3:5 So the Lone Ranger, Robinson Crusoe, Ishmael, and Hawkeye walk into a bar…

Something that I particularly enjoyed about reading Green Grass, Running Water was the different narrators and narrative styles that all blend together in the novel. The first person engaging with Coyote as the framing narrative, the oral style of the creation stories as told by Four Old Indians, and the third person restricted telling of the modern stories of Lionel, Alberta, and Eli. The second one is most interesting to me, because it is far less common than the others. Rather than pick a point of view and run with it, the narrator is one of the Four Old Indians, despite the fact that each time they take a turn telling their creation story, it starts with the four of them getting organized enough to start the story. They are characters in their own tales that they themselves are telling, and that stuck with me throughout the whole novel.

When I first read the Four Old Indians, I only understood two of the four cultural allusions. I assumed each one was somehow related to a portrayal of a First Nations character, but I didn’t know who Ishmael was, and the only Hawkeye I knew of was the Marvel character. To be honest, I didn’t try looking up these other two characters, partially because most of the time I was reading this while on the bus, and partially because I expected the meaning of each name to become clear as the story progressed. I got that with Ishmael, recognizing the story of the white whale, but I had never heard Hawkeye’s story before.

After finishing the novel, I Google searched a couple of references that I recognized as such, but didn’t know enough about. I read up a little more on Ishmael, primarily interested in his relationship with Queequeg. I also discovered Hawkeye is only one name of many for the character Natty Bumppo, from James Fenimore Cooper’s series, The Leatherstocking Tales. Natty Bumppo is a meeting point between the romanticized “Indian” nature and European/American civilization, much like Robinson Crusoe and the Lone Ranger.

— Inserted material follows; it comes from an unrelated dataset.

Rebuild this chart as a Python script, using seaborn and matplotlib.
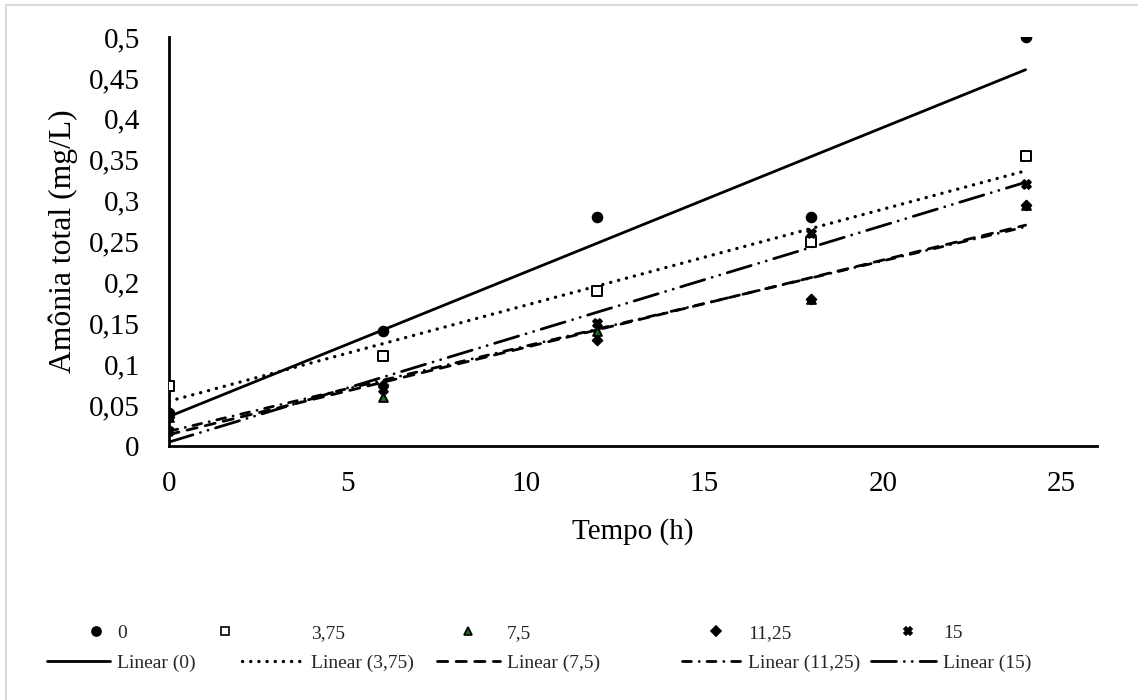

The story from which each of these characters come exemplifies the power dynamic between the Civilized White Man and the Noble Savage. King deliberately turns this dynamic on its head by presenting the Indigenous women as the main hero character, coerced into their role by their interaction with the irrational white men in their stories. King also mixes in various European/American cultural myths: the Garden of Eden, Noah’s Ark, and Moby Dick, to name a few. Including cultural myths beyond just creation stories identifies the assumptions made about each role, and the confines within which they are forced to exist. It is only the Women who are able to break free from the boundaries of the recognizable tales, whereas the characters they encounter resist any changes with all their might. This may reflect the origins of each story; the Women come from an oral tradition, whereas the European/American cultural myths are all written literature, where change and organic evolution of stories is almost unheard of.

King’s blending of these cultural myths questions the value of an unchanging canon, and the Four Old Indians’ tales create an overall creation story of their own origins, as well as the current condition of the world, which, coincidentally, the Four Old Indians are trying to change, one story at a time. This time, the story is that of Lionel, Alberta, and Eli.

 

WORKS CITED

“Fenimore’s Natty Bumppo.” James Fenimore Cooper: a Literary Pioneer. American Studies at the University of Virginia. Web. 10 November 2016.

“Ishmael.” Moby Dick. Shmoop. Web. 12 November 2016.